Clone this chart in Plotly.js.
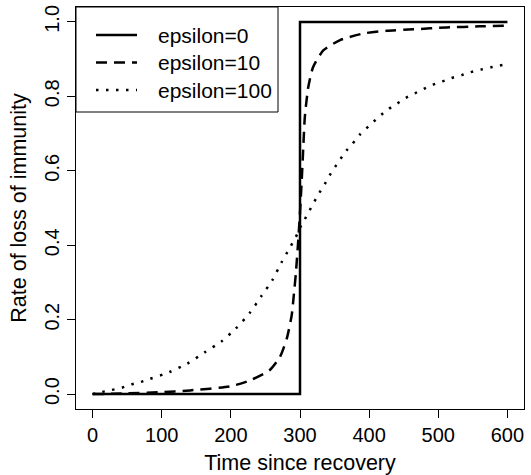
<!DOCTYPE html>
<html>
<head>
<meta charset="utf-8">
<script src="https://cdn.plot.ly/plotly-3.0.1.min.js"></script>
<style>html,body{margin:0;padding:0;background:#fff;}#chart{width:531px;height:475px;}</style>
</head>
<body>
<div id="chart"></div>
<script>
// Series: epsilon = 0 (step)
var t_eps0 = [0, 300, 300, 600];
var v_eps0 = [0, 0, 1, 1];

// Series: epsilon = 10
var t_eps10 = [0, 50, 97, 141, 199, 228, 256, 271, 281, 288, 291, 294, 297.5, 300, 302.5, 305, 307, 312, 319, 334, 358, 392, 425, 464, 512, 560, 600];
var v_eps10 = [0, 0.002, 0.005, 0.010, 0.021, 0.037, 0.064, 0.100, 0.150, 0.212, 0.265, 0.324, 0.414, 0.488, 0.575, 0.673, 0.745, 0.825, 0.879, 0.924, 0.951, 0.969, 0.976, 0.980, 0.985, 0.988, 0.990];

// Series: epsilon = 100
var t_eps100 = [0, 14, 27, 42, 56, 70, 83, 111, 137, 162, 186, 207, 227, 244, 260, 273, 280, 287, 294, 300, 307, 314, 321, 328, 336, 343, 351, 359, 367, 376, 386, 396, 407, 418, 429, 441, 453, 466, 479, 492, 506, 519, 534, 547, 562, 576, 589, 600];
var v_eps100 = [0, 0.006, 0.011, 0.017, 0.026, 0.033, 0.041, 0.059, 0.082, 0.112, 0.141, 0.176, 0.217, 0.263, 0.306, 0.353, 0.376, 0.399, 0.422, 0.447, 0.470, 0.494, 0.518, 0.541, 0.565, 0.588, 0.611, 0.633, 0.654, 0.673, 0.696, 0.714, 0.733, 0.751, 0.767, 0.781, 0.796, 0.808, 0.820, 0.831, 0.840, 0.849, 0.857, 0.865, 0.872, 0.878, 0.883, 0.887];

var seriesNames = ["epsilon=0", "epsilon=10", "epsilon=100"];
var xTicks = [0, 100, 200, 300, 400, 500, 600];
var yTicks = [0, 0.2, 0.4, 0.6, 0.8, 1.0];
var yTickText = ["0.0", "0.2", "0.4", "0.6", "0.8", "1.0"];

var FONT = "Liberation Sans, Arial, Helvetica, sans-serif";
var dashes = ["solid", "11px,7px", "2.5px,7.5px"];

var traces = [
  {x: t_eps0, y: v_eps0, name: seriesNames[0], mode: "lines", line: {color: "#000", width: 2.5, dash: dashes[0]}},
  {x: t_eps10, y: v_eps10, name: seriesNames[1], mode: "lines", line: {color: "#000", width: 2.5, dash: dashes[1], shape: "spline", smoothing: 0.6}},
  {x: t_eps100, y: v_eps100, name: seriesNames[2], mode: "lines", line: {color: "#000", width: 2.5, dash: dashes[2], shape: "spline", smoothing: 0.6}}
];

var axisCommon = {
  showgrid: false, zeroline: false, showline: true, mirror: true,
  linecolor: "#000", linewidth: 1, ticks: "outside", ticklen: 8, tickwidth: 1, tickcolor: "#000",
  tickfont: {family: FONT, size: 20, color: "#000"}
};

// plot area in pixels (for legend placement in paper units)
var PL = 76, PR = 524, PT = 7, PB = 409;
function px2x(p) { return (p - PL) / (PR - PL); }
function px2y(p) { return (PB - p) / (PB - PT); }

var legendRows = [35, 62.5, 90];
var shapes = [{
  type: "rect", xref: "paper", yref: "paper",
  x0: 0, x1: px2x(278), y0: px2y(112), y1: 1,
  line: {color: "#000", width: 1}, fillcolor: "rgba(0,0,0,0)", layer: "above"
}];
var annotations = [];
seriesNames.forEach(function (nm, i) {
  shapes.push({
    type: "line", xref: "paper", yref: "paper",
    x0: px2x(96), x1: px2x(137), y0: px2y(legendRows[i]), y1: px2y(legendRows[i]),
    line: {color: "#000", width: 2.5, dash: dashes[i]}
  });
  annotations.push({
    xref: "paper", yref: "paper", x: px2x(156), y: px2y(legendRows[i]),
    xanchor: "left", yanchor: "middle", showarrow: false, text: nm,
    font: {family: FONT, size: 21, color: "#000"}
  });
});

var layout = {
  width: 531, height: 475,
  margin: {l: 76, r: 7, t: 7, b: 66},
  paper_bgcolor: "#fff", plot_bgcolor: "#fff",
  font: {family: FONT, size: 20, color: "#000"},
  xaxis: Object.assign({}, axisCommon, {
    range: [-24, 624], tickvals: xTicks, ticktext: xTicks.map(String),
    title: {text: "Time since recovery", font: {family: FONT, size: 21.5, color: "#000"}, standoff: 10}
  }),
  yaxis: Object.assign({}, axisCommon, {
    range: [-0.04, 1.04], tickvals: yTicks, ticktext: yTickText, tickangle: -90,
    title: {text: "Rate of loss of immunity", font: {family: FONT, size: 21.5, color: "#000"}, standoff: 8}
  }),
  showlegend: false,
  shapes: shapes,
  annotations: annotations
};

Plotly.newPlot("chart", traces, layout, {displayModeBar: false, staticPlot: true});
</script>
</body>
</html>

++++++++

◆ INSTRUCTION
The lines from the top of the data above through the one holding "var v_eps0 = [0, 0, 1, 1];" are to be repeated exactly, and only those, with no pictures.

◆ TASK OUTPUT
Clone this chart in Plotly.js.
<!DOCTYPE html>
<html>
<head>
<meta charset="utf-8">
<script src="https://cdn.plot.ly/plotly-3.0.1.min.js"></script>
<style>html,body{margin:0;padding:0;background:#fff;}#chart{width:531px;height:475px;}</style>
</head>
<body>
<div id="chart"></div>
<script>
// Series: epsilon = 0 (step)
var t_eps0 = [0, 300, 300, 600];
var v_eps0 = [0, 0, 1, 1];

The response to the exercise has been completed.